Ces changements s’opèrent aussi en dehors de l Indonésie. Au Brésil, les producteurs de soja et les propriétaires de ranchs de bétail – lesquels sont, pour la plus grande part, responsables de la déforestation en Amazonie brésilienne — ont récemment mis en oeuvre des mesures de protection après que certains de leurs plus gros clients aient protesté. L’industrie du bétail au Brésil — la plus importante au monde — a été mise à genoux virtuellement du jour au lendemain lorsque Walmart, Nike et Adidas ont déclaré qu’elles ne voulaient pas que leur cuir et leur boeuf soient entachés par la déforestation et l’ exploitation de main-d’oeuvre.

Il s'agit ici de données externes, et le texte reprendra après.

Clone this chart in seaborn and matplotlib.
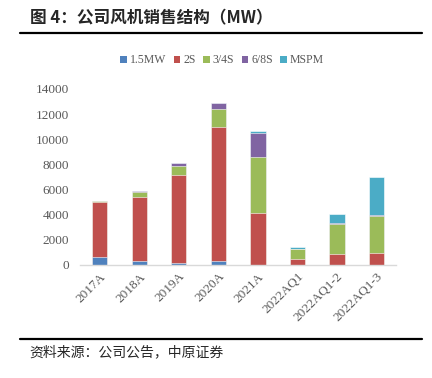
import matplotlib
matplotlib.use("Agg")
import matplotlib.pyplot as plt
from matplotlib.patches import Patch
from matplotlib.lines import Line2D
import seaborn as sns
import pandas as pd
import numpy as np

categories = ["2017A", "2018A", "2019A", "2020A", "2021A", "2022AQ1", "2022AQ1-2", "2022AQ1-3"]
series_names = ["1.5MW", "2S", "3/4S", "6/8S", "MSPM"]
mw_15 = [600, 300, 130, 290, 20, 0, 0, 0]
s_2 = [4400, 5130, 7030, 10690, 4120, 450, 900, 980]
s_34 = [70, 350, 720, 1430, 4450, 820, 2340, 2920]
s_68 = [0, 80, 260, 480, 1940, 30, 130, 100]
mspm = [0, 0, 0, 0, 130, 130, 690, 2980]
colors = ["#4F81BD", "#C0504D", "#9BBB59", "#8064A2", "#4BACC6"]

sns.set_theme(style="white")
plt.rcParams['font.family'] = ['Noto Sans CJK SC', 'DejaVu Sans']

df = pd.DataFrame({"cat": categories, "1.5MW": mw_15, "2S": s_2,
                   "3/4S": s_34, "6/8S": s_68, "MSPM": mspm})
cum = df[series_names].cumsum(axis=1)

fig = plt.figure(figsize=(4.32, 3.78), dpi=100)
ax = fig.add_axes([0.185, 0.299, 0.732, 0.4656])

# draw cumulative totals back to front so the bars stack
for name, col in reversed(list(zip(series_names, colors))):
    sns.barplot(x=df["cat"], y=cum[name], color=col, width=0.39,
                edgecolor="white", linewidth=0.4, ax=ax, saturation=1)

ax.set_xlim(-0.5, len(categories) - 0.5)
ax.set_ylim(0, 14000)
ax.set_yticks(np.arange(0, 14001, 2000))
ax.set_xlabel("")
ax.set_ylabel("")
for s in ["top", "right", "left"]:
    ax.spines[s].set_visible(False)
ax.spines["bottom"].set_color("#d9d9d9")
ax.spines["bottom"].set_linewidth(1)
ax.tick_params(axis="both", length=0, colors="#595959")
ax.set_yticklabels([str(v) for v in range(0, 14001, 2000)],
                   family="Liberation Serif", fontsize=9.5, color="#595959")
ax.set_xticks(range(len(categories)))
ax.set_xticklabels(categories, rotation=45, ha="right", rotation_mode="anchor",
                   family="Liberation Serif", fontsize=9.5, color="#595959")
ax.tick_params(axis="y", pad=8)
ax.tick_params(axis="x", pad=4)

handles = [Patch(facecolor=c, edgecolor="none") for c in colors]
leg = fig.legend(handles, series_names, loc="center", bbox_to_anchor=(0.514, 0.84),
                 ncol=5, frameon=False, handlelength=0.55, handleheight=0.55,
                 handletextpad=0.25, columnspacing=0.65,
                 prop={"family": "Liberation Serif", "size": 8.5})
for t in leg.get_texts():
    t.set_color("#595959")

fig.text(0.069, 0.952, "图 4：公司风机销售结构（MW）", fontsize=12, fontweight="bold",
         ha="left", va="center")
fig.add_artist(Line2D([0.046, 0.977], [0.912, 0.912], color="black", linewidth=1.6))
fig.add_artist(Line2D([0.046, 0.977], [0.103, 0.103], color="black", linewidth=1.6))
fig.text(0.069, 0.068, "资料来源：公司公告，中原证券", fontsize=10,
         ha="left", va="center")

fig.savefig("out.png", dpi=100)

Que le Brésil ait pu développer son économie tout en réduisant la déforestation ne devrait peut-être pas surprendre —depuis 2004, le taux annuel de déforestation de l’Amazonie brésilienne a chuté de 80% tandis que son PIB a augmenté de près de 40% par tête.



il n’y a aucune raison pour que l’Indonésie ne fasse pas de même. Ce ne sera pas facile mais un intelligent modèle de développement – comme celui impulsé par Yudhoyono—permettrait de tirer profit des biens uniques et précieux de l’Indonésie plutôt que de les dégrader et de les détruire.